La police suédoise avait autorisé le rassemblement, mais a ouvert par la suite une enquête pour «agitation contre un groupe ethnique», au motif que l’autodafé s’est déroulé devant une mosquée. Cet incident a déclenché une série de réactions dans le monde musulman.
- « Une exception » -
Le projet de résolution comporte une condamnation de «tout plaidoyer et manifestation de haine religieuse, dont les actes récents, publics et prémédités, qui ont désacralisé le Coran» et un appel aux pays à adopter des lois leur permettant de traduire en justice les responsables de ces actes.
Il y est demandé à l’ONU d’identifier les pays ne disposant pas d’une telle législation et d’organiser une table ronde d’experts chargés de se pencher sur le sujet.
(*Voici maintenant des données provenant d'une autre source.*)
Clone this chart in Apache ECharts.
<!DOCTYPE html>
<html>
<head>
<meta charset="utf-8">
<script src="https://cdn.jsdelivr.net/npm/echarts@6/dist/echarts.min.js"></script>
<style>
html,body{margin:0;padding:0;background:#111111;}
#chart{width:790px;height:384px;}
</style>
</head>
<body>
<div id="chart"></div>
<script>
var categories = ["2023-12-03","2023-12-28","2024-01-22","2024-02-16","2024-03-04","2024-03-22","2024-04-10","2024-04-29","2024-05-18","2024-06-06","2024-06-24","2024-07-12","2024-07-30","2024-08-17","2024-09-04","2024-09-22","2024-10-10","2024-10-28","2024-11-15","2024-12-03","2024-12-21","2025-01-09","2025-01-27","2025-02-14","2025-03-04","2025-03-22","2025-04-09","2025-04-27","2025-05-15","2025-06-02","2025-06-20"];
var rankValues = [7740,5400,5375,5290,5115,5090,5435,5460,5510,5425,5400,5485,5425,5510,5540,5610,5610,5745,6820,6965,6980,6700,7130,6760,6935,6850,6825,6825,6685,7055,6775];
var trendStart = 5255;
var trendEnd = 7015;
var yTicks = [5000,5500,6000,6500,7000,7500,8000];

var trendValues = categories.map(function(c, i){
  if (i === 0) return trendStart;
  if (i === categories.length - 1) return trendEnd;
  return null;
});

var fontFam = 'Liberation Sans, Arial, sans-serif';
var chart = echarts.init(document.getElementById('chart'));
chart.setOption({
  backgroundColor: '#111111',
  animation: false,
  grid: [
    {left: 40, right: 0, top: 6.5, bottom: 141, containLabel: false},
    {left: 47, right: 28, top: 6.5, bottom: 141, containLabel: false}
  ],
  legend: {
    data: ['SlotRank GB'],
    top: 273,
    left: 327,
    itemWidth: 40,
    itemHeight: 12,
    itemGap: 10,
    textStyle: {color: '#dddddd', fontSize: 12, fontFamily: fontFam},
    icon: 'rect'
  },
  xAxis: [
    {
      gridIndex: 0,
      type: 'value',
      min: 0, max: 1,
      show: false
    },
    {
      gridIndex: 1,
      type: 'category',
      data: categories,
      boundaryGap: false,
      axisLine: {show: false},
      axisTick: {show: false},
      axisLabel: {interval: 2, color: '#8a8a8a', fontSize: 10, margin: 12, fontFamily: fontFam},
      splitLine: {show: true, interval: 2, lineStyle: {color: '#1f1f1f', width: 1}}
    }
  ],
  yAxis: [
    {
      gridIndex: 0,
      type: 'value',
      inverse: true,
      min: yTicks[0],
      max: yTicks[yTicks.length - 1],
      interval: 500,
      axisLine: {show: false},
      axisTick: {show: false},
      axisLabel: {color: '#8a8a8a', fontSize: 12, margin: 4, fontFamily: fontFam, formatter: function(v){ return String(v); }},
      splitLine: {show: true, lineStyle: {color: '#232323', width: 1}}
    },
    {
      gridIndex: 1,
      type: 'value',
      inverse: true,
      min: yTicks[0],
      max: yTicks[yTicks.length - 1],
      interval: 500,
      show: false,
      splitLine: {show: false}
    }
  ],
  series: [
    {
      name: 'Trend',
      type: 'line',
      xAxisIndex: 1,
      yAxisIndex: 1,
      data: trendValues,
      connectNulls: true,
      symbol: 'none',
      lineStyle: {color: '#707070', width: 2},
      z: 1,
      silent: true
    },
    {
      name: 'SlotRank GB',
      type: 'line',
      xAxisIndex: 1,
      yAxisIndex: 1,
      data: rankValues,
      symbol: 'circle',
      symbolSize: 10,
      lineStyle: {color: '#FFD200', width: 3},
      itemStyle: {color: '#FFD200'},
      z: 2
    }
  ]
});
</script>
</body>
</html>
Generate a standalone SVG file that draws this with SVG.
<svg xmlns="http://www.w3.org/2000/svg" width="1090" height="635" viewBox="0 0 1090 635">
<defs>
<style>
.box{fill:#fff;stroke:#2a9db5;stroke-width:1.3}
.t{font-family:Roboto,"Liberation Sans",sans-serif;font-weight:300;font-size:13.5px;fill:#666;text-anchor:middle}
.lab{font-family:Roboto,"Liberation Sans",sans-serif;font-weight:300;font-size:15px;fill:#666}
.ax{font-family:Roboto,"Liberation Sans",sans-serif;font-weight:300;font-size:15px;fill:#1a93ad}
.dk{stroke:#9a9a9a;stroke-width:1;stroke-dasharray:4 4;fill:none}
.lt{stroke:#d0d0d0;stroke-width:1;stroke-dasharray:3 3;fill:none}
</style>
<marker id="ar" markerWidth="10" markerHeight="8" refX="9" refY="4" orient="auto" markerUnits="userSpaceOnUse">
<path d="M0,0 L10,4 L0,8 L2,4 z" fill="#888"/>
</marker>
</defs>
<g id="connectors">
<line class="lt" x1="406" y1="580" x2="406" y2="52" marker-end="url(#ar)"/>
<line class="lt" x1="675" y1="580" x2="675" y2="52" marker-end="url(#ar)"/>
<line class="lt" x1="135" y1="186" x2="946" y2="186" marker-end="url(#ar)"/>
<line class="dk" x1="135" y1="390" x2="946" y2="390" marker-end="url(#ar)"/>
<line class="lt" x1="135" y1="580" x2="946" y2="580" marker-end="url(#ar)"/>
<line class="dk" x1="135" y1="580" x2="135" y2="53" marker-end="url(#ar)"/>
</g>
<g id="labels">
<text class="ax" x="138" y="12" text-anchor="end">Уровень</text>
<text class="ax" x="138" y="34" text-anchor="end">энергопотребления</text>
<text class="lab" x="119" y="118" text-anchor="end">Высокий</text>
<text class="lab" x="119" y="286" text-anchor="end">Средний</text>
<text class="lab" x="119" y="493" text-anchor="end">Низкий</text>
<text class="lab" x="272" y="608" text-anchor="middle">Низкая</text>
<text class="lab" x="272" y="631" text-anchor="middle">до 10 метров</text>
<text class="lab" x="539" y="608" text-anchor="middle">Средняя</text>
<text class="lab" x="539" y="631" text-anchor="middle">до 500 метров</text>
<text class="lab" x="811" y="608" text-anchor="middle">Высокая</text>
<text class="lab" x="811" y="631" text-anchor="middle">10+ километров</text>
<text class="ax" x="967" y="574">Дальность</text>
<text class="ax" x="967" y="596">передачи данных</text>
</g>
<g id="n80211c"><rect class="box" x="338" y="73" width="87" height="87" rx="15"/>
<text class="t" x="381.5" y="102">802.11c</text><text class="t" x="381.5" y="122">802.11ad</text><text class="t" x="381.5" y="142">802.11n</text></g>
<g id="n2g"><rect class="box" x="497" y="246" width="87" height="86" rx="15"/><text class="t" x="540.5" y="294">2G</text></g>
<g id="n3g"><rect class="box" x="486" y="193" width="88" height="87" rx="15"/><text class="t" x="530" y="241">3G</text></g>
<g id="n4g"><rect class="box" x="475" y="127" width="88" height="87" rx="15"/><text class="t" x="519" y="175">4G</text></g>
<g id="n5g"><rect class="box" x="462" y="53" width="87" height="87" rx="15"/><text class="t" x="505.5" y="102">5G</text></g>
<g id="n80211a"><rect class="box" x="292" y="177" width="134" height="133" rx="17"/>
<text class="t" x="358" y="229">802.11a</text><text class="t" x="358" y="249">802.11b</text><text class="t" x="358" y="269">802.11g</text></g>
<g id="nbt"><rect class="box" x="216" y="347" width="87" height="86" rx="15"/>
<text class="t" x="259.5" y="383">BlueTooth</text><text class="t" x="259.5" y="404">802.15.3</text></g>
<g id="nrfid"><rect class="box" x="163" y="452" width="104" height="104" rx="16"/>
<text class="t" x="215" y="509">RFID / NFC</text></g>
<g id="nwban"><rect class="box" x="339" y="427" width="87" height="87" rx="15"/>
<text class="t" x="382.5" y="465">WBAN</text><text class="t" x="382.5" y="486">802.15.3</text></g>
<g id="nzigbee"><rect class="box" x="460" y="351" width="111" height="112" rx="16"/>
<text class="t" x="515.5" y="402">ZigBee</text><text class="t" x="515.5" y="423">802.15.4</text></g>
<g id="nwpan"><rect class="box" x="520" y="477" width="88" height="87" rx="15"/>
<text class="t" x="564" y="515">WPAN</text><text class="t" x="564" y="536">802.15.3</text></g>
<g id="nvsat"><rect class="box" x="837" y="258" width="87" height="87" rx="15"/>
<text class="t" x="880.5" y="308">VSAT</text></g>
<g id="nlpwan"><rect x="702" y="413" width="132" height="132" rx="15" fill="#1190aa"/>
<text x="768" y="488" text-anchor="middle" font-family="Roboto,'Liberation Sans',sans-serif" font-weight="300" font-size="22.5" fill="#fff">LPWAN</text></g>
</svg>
L’ambassadeur du Pakistan, Khalil Hashmi, a estimé qu’il s’agissait d’un texte équilibré qui ne pointait du doigt aucun État.
Mais plusieurs pays occidentaux ont fait part pendant les débats de leur opposition aux lois contre le blasphème, tout en condamnant fermement l’autodafé du Coran en Suède. «Nous regrettons de devoir voter contre ce texte déséquilibré mais il est en contradiction avec des positions que nous adoptons depuis longtemps sur la liberté d’expression», a dit l’ambassadrice américaine Michèle Taylor.
L’ambassadeur britannique Simon Manley a reconnu -comme l’ont fait d’autres diplomates occidentaux et l’ONU- que la liberté d’expression pouvait dans certains cas exceptionnels être limitée. Mais, a-t-il poursuivi, «nous n’acceptons pas de dire que par définition les attaques contre la religion (...) constituent un appel à la haine».
Le Haut-Commissaire de l’ONU aux droits de l’homme, Volker Türk, a souligné que «les discours haineux de toutes sortes augmentent, partout», appelant à les combattre par le dialogue et l’éducation. «Les discours et les actes incendiaires contre les musulmans, l’antisémitisme, les actions et les discours qui ciblent les chrétiens (...) sont des manifestations d’un manque de respect total», a-t-il assuré.
Si «la limitation de tout type de discours ou d’expression doit (...) rester une exception», le droit international stipule que les pays doivent «interdire tout appel à la haine nationale, raciale ou religieuse», a-t-il ajouté. Mais, a-t-il déclaré, «toute restriction nationale au droit primordial à la liberté d’opinion et d’expression doit être formulée de manière à ce que son seul objectif et résultat soit de protéger les individus, plutôt que de soustraire la doctrine religieuse à la critique».